FOMC Raises Interest Rates After Over 3 Years
Yesterday, Wednesday 16th, the Federal Reserve issued a statement announcing a raise in interests. The Federal Open Market Committee(FOMC) is a Feds body charged with controlling open market operations. Its primary tasks are lowering or raising rates to control the money supply.
After over three years, since December 2018, the FOMC announced some changes within the interest rates. According to the FOMC statement, they raised their federal fund’s target to the 0.25% to 0.5% range.
FOMC noted that the high inflation rates affecting the USD were part of the main reason for the interest rate increase. FOMC highlighted that inflation has remained elevated due to the pandemic and high energy costs. Moreover, the uncertainties brought by the invasion of Ukraine by Russia also warranted the changes in interest policy.

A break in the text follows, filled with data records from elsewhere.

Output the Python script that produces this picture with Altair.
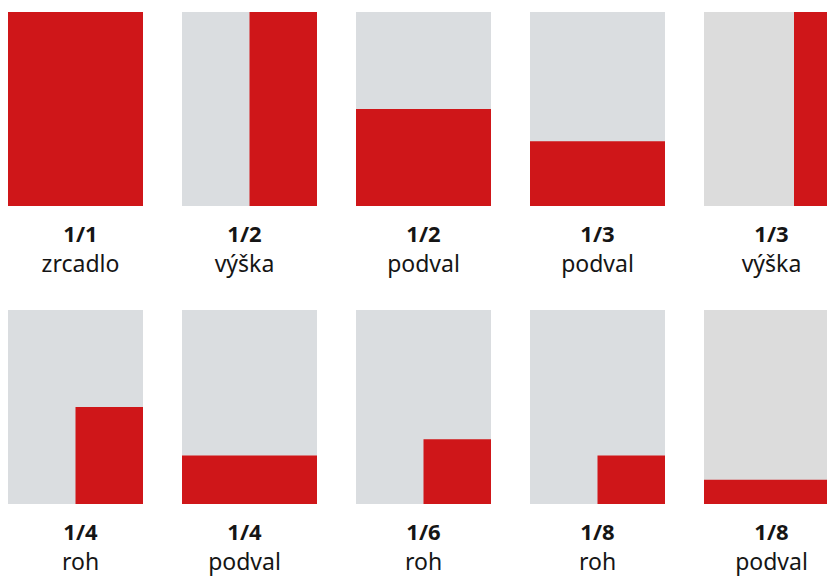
import altair as alt
import pandas as pd

# --- data ---------------------------------------------------------------
fractions = ["1/1", "1/2", "1/2", "1/3", "1/3", "1/4", "1/4", "1/6", "1/8", "1/8"]
names = ["zrcadlo", "výška", "podval", "podval", "výška", "roh", "podval", "roh", "roh", "podval"]
# share of the page width / height taken by the red ad (anchored bottom-right)
red_w = [1, 1 / 2, 1, 1, 1 / 3, 1 / 2, 1, 1 / 2, 1 / 2, 1]
red_h = [1, 1, 1 / 2, 1 / 3, 1, 1 / 2, 1 / 4, 1 / 3, 1 / 4, 1 / 8]

# --- layout / style -----------------------------------------------------
W, H = 819, 569
COLS = 5
PITCH_X, PITCH_Y = 174, 298
PAGE_W, PAGE_H = 135, 194
TOP0 = 4
LABEL_DX = [5, -5, 0, 0, 0]
GREYS = ["#dadde0", "#dadde0", "#dadde0", "#dadde0", "#dcdcdc"]
RED = "#cf1619"
TEXT = "#151515"
FONT = "Noto Sans"

rows = []
for i, (f, n, rw, rh) in enumerate(zip(fractions, names, red_w, red_h)):
    c, r = i % COLS, i // COLS
    left = c * PITCH_X
    top = TOP0 + r * PITCH_Y
    right = left + PAGE_W
    bottom = top + PAGE_H
    rows.append(dict(
        idx=i, frac=f, name=n,
        px0=left, px1=right, py0=top, py1=bottom,
        rx0=right - rw * PAGE_W, rx1=right, ry0=bottom - rh * PAGE_H, ry1=bottom,
        grey=GREYS[c],
        lx=left + PAGE_W / 2 + LABEL_DX[c],
        ly1=bottom + 36, ly2=bottom + 66,
    ))
df = pd.DataFrame(rows)

xs = alt.Scale(domain=[0, W], range=[0, W])
ys = alt.Scale(domain=[0, H], range=[0, H])

base = alt.Chart(df)

pages = base.mark_rect().encode(
    x=alt.X("px0:Q", scale=xs, axis=None),
    x2="px1:Q",
    y=alt.Y("py0:Q", scale=ys, axis=None),
    y2="py1:Q",
    color=alt.Color("grey:N", scale=None),
)

ads = base.mark_rect(color=RED).encode(
    x=alt.X("rx0:Q", scale=xs, axis=None),
    x2="rx1:Q",
    y=alt.Y("ry0:Q", scale=ys, axis=None),
    y2="ry1:Q",
)

frac_text = base.mark_text(
    font=FONT, fontSize=22, fontWeight="bold", color=TEXT,
    align="center", baseline="alphabetic",
).encode(
    x=alt.X("lx:Q", scale=xs, axis=None),
    y=alt.Y("ly1:Q", scale=ys, axis=None),
    text="frac:N",
)

name_text = base.mark_text(
    font=FONT, fontSize=23, color=TEXT,
    align="center", baseline="alphabetic",
).encode(
    x=alt.X("lx:Q", scale=xs, axis=None),
    y=alt.Y("ly2:Q", scale=ys, axis=None),
    text="name:N",
)

chart = alt.layer(pages, ads, frac_text, name_text).properties(
    width=W, height=H, padding=0, autosize=alt.AutoSizeParams(type="none"),
).configure_view(stroke=None)

chart.save("out.html", embed_options={"renderer": "svg", "actions": False})
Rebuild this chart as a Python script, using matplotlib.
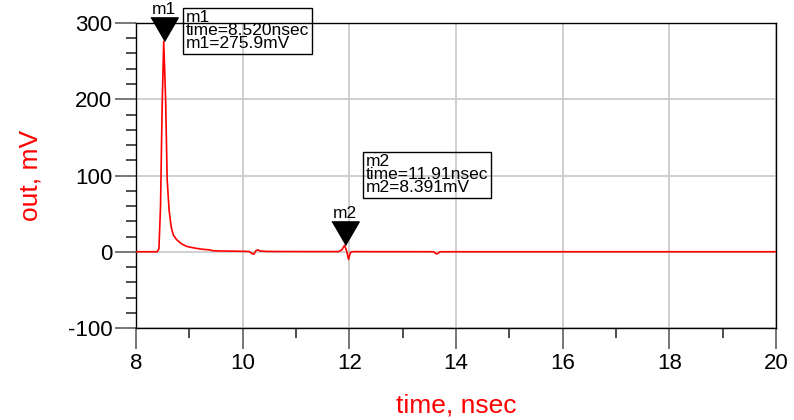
import matplotlib
matplotlib.use("Agg")
import matplotlib.pyplot as plt
from matplotlib.ticker import MultipleLocator

plt.rcParams['font.family'] = ['Liberation Sans', 'DejaVu Sans']
plt.rcParams['axes.unicode_minus'] = False

# transient at node "out"
time_ns = [8.00, 8.40, 8.43, 8.46, 8.49, 8.52, 8.555, 8.585, 8.62, 8.65, 8.665,
           8.70, 8.76, 8.85, 8.95, 9.05, 9.13, 9.25, 9.38, 9.44, 9.60, 9.80,
           10.00, 10.12, 10.18, 10.21, 10.25, 10.28, 10.33, 10.45, 10.80,
           11.30, 11.80, 11.86, 11.91, 11.95, 11.985, 12.02, 12.07, 12.50,
           13.00, 13.58, 13.63, 13.66, 13.70, 14.00, 16.00, 18.00, 20.00]
out_mv = [0.0, 0.0, 4.0, 60.0, 190.0, 275.9, 200.0, 94.0, 55.0, 38.0, 31.0,
          22.0, 16.0, 10.5, 7.0, 5.5, 4.5, 3.2, 2.5, 1.3, 1.0, 0.8,
          0.6, 0.3, -2.5, -3.2, 1.5, 2.5, 1.0, 0.4, 0.3,
          0.2, 0.2, 2.5, 8.391, 1.0, -10.0, -1.0, 0.2, 0.1,
          0.1, 0.0, -2.8, -2.2, 0.0, 0.0, 0.0, 0.0, 0.0]

marker_names = ["m1", "m2"]
marker_time = [8.520, 11.91]
marker_val = [275.9, 8.391]
marker_time_txt = ["8.520nsec", "11.91nsec"]
marker_val_txt = ["275.9mV", "8.391mV"]
box_offset = [(22, 31), (21, 91)]   # readout box offset in pixels from marker tip

fig = plt.figure(figsize=(7.94, 4.20), dpi=100)
ax = fig.add_axes([136 / 794, 1 - 328 / 420, 640 / 794, 305 / 420])

ax.plot(time_ns, out_mv, color='red', lw=1.2, zorder=3)

ax.set_xlim(8, 20)
ax.set_ylim(-100, 300)
ax.xaxis.set_major_locator(MultipleLocator(2))
ax.xaxis.set_minor_locator(MultipleLocator(1))
ax.yaxis.set_major_locator(MultipleLocator(100))
ax.yaxis.set_minor_locator(MultipleLocator(20))
ax.grid(True, which='major', color='#c8c8c8', lw=1.2, zorder=0)
ax.tick_params(which='major', direction='out', length=15, width=1.2,
               color='#606060', labelsize=16, pad=2)
ax.tick_params(which='minor', direction='out', length=7, width=1.2, color='#303030')
ax.tick_params(axis='x', which='major', pad=3)
for s in ax.spines.values():
    s.set_color('black')
    s.set_linewidth(1.0)

ax.set_xlabel("time, nsec", color='red', fontsize=19, labelpad=14)
ax.set_ylabel("out, mV", color='red', fontsize=19, labelpad=18)

# marker tip sits on the trace: downward triangle with its point at the origin
tri = [(-0.58, 1.0), (0.58, 1.0), (0.0, 0.0)]
for name, t, v, ttxt, vtxt, off in zip(marker_names, marker_time, marker_val,
                                        marker_time_txt, marker_val_txt, box_offset):
    ax.plot([t], [v], marker=tri, markersize=34, color='black', zorder=5, clip_on=False)
    ax.annotate(name, (t, v), xytext=(0, 24), textcoords='offset pixels',
                ha='center', va='bottom', fontsize=12.5, annotation_clip=False)
    ax.annotate(f"{name}\ntime={ttxt}\n{name}={vtxt}", (t, v), xytext=off,
                textcoords='offset pixels', ha='left', va='top', fontsize=12.5,
                linespacing=0.82, annotation_clip=False,
                bbox=dict(boxstyle='square,pad=0.15', fc='none', ec='black', lw=1))

fig.savefig("out.png", dpi=100)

The FOMC statement reads, “The invasion of Ukraine by Russia is causing tremendous human and economic hardship. The invasion and related events are likely to create additional upward pressure on inflation and weigh on economic activity.”
Bitcoin and Crypto not Vastly Affected
Of course, analysts expected that the rise in interest rates would affect all financial markets, including Crypto. Some expected that Bitcoin and altcoins would dump prices after the announcement. Initially, when FOMC released its statement, Bitcoin was trading at $40400. A few hours after the announcement, bitcoin prices dropped to about $39849.
Santiment reported that initially, the news by FOMC led to “a price bounce & #altcoin surge.” But, about a day after the announcement, Bitcoin has recovered and is trading at just about $40900, a 0.9% increase.
Altcoins were not vastly affected by the announcement. Today, most other altcoins continued with bullish statements. Ethereum, BNB, Cardano, Solana are all up by 2.8%, 1.5%, 3.2%, and 3.5%, respectively. This was almost the case in the entire crypto market in the past 24 hours.
The interest rate changes were expected to affect the markets since assets would need to adjust to 25 basis points(bps). However, BTC and many other crypto assets did not dump drastically because the 25bps was already part of their prices.
Often, markets shocks are caused by significant, unpredictable events. However, since investors expected the interest rate changes, the crypto markets dealt with the expected changes.
Analysts’ Opinions on Rate Rise Impact on BTC
Analysts have conflicting opinions on the impact of the news on Bitcoin’s performance. Lisa Loud, the CEO of fluid Defi, mentioned that while the interest rate rise would affect bitcoin, several factors will mitigate the impact.
First, she noted that the amount of Bitcoin in the US has been reducing due to regulatory issues. Moreover, there is increasing demand for bitcoin as people find ways to move money out of sanctioned areas. Hence, changes in US policies will have a minimal impact on bitcoin and many altcoins.
Other analysts noted that the recent rate rises would reduce bitcoin adoption in 2022. Essentially, people will have less money and choose not to spend on digital assets. But, crypto enthusiasts think that the rate rises could drive more institutional adoption of Crypto.